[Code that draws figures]
⁂

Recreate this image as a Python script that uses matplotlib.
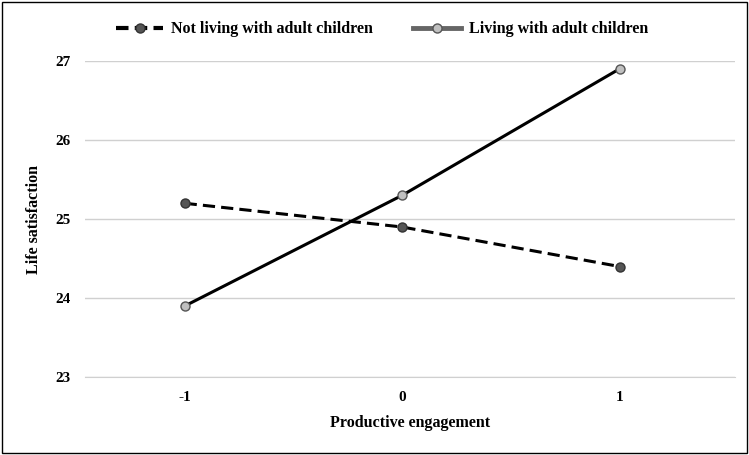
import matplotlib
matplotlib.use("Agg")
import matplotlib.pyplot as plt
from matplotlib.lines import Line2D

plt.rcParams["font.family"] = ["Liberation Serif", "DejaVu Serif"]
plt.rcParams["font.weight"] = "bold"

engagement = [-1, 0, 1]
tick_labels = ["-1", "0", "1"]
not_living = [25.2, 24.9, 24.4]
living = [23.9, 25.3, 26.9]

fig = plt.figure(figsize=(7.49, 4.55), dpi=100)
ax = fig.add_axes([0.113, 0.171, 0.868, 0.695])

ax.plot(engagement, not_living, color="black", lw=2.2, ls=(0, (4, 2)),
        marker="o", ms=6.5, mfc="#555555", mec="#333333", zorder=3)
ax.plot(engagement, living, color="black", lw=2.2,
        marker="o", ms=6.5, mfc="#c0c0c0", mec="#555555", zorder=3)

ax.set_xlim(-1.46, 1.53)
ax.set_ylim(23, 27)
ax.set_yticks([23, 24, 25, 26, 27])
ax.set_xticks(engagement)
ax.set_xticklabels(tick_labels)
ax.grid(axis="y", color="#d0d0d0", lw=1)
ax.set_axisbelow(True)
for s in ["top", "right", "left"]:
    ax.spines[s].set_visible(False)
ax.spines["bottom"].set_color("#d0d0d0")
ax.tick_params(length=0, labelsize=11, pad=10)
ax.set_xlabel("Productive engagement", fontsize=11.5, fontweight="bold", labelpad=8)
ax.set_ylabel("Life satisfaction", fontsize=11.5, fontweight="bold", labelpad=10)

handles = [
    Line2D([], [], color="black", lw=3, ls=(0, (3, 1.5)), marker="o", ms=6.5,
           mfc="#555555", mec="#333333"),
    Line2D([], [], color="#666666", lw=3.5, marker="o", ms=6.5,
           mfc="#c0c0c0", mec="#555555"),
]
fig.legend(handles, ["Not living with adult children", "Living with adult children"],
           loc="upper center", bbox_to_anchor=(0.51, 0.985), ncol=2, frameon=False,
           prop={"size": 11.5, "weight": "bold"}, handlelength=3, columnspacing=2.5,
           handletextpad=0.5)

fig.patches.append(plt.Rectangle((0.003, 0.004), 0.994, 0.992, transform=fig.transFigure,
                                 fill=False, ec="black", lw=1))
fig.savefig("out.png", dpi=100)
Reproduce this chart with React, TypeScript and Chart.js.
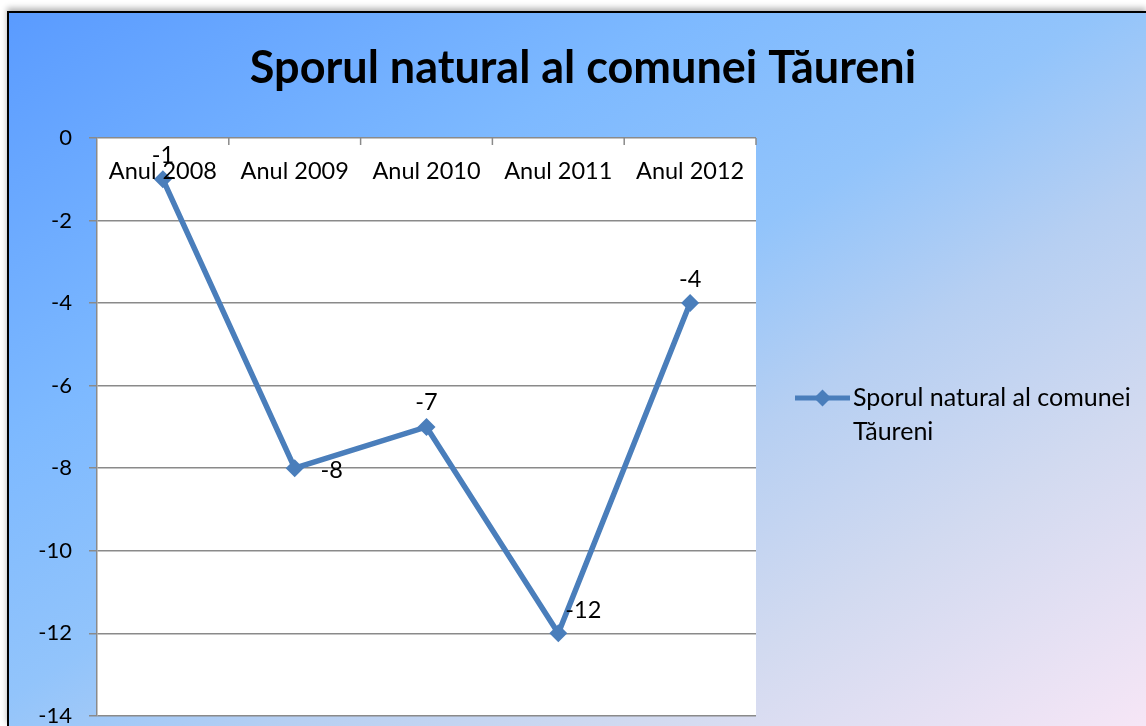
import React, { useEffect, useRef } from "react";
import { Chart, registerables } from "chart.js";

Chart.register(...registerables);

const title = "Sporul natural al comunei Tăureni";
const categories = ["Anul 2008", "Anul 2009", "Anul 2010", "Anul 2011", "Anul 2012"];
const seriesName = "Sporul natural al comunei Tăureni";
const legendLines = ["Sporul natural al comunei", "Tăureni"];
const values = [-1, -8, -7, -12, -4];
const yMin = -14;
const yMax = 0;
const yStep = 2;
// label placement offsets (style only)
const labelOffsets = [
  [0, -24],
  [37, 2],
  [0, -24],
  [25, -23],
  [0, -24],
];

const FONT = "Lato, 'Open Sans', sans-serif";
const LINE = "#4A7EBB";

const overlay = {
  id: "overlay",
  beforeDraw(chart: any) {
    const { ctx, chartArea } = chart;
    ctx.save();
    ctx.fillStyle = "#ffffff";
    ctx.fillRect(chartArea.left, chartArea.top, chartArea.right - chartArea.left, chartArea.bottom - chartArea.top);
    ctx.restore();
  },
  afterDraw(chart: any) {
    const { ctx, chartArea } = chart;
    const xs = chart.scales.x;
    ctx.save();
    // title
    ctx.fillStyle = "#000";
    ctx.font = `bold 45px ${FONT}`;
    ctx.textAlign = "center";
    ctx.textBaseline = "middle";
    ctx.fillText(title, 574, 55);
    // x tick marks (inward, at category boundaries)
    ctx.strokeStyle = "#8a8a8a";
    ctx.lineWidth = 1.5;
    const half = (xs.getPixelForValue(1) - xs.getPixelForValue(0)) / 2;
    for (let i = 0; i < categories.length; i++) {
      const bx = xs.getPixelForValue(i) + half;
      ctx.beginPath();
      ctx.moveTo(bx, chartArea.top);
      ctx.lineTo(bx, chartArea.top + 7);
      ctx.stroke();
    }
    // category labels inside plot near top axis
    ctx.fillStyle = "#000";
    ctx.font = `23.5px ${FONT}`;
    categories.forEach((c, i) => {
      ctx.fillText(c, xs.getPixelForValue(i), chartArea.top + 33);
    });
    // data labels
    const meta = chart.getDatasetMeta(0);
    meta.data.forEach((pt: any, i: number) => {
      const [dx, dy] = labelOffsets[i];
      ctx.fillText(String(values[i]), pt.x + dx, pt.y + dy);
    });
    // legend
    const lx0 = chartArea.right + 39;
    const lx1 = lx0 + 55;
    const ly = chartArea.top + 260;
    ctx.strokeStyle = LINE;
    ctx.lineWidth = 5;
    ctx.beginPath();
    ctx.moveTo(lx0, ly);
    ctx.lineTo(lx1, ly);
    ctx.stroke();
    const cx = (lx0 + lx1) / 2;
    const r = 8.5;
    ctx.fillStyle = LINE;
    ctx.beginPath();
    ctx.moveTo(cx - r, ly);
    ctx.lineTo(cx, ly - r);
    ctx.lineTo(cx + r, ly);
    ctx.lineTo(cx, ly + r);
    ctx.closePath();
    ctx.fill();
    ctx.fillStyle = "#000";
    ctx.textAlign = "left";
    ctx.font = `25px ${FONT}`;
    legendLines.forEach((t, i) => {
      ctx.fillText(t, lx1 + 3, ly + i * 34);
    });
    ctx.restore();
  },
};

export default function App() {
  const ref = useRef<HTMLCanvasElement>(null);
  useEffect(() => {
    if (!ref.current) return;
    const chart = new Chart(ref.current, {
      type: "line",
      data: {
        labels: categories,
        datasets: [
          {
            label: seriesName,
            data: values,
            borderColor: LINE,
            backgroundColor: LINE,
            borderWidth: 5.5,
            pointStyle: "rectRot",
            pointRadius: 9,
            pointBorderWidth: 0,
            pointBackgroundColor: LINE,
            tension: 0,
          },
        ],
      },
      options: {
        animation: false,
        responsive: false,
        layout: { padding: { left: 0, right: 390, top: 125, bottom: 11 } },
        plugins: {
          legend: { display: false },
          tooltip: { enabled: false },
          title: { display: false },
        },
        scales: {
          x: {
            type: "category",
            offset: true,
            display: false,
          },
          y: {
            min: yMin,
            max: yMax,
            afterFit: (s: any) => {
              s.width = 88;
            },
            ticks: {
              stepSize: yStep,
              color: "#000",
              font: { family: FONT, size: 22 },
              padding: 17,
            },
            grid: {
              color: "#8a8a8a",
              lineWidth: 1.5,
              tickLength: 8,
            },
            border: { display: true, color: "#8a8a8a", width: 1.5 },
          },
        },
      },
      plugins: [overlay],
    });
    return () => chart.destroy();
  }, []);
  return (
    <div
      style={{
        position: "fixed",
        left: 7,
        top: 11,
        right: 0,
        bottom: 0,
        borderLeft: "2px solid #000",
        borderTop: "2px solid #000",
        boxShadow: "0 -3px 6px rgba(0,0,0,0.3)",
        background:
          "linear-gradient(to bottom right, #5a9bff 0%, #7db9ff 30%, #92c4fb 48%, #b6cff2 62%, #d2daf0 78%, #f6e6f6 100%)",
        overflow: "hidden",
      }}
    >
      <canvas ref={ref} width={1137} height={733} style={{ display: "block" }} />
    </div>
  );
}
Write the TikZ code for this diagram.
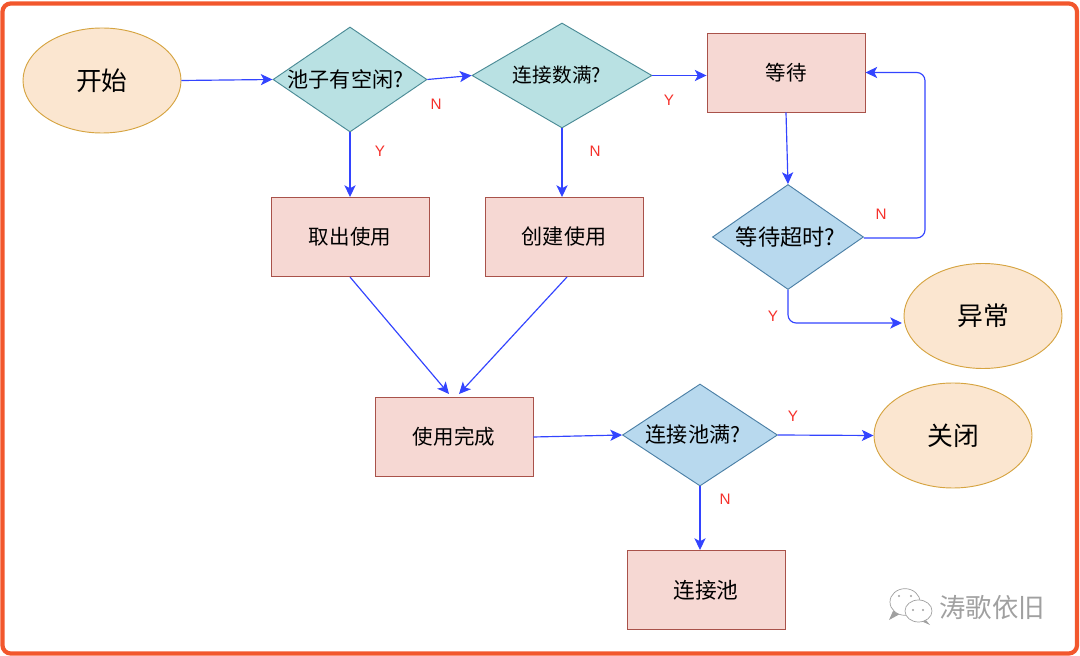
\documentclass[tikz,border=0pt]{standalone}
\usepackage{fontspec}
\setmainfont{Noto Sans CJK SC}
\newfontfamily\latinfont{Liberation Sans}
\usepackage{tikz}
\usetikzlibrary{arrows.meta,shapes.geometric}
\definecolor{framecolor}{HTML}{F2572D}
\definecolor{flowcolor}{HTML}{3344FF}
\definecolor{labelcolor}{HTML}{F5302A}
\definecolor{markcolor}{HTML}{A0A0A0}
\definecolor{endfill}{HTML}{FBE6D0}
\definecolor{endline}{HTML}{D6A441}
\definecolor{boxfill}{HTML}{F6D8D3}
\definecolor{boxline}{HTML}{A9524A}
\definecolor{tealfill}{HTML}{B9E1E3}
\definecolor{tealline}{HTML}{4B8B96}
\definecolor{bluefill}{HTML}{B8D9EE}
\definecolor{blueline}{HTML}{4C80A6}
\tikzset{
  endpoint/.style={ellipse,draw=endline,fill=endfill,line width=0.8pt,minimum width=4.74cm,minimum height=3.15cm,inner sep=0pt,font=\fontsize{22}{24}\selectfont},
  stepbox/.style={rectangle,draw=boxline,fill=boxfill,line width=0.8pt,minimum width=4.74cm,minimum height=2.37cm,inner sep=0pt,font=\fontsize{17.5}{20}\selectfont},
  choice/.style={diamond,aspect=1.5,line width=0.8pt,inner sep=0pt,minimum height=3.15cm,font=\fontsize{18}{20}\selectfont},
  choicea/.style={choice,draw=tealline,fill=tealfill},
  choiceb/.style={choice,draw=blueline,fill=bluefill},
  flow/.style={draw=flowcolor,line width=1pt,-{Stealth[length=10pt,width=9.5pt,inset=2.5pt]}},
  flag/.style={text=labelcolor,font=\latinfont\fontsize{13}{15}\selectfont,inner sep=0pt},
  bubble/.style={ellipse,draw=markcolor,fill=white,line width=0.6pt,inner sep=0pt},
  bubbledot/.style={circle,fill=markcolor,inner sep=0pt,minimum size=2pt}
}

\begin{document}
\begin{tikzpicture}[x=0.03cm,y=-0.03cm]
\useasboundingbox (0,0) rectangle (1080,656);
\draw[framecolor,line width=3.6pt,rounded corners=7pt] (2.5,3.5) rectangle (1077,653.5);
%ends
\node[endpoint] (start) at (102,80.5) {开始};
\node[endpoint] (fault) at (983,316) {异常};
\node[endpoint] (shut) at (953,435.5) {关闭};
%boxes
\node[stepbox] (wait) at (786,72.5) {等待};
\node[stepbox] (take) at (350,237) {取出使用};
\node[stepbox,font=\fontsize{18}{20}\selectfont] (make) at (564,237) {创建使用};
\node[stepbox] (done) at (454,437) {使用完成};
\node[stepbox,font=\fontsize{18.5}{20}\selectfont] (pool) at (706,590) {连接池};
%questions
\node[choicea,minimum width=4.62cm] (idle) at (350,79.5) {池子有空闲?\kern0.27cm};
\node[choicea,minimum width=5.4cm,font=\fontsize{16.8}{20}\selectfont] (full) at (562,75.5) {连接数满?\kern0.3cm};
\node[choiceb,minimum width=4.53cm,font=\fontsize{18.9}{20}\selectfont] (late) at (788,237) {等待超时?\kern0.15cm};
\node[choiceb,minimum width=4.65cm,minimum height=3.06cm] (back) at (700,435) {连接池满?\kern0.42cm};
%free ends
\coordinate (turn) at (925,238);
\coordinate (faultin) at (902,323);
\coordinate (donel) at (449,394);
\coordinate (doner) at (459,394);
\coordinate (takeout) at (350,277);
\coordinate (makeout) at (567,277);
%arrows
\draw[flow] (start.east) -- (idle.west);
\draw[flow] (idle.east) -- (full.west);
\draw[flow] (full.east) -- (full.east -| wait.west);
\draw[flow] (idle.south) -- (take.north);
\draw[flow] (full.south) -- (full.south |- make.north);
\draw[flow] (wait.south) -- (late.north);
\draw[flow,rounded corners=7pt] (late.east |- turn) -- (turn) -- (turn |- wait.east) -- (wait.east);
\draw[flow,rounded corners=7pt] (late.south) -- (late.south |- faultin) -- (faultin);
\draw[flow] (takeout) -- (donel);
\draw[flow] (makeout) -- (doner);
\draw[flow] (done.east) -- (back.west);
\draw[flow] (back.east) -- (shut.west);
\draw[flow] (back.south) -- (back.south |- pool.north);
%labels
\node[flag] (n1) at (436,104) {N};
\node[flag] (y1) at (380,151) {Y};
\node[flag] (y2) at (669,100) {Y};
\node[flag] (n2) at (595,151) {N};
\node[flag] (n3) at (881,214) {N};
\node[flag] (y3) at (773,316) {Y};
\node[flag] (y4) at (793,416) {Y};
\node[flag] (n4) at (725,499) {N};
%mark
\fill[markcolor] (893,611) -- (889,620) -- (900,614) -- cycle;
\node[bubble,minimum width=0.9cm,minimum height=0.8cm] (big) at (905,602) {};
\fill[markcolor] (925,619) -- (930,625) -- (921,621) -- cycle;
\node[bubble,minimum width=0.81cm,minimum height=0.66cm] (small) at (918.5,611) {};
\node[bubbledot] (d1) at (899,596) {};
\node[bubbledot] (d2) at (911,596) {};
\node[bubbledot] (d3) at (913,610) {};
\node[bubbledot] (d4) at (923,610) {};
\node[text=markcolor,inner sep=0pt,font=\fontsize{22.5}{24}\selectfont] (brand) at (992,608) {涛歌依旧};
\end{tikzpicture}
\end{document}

⁂

OBJECTIVE
Exactly the lines starting at the line containing "Reproduce this chart" and ending at the line containing "Chart.register(...registerables);" should be transcribed, both included; omit the pictures.

ANSWER TO THIS EXERCISE
Reproduce this chart with React, TypeScript and Chart.js.
import React, { useEffect, useRef } from "react";
import { Chart, registerables } from "chart.js";

Chart.register(...registerables);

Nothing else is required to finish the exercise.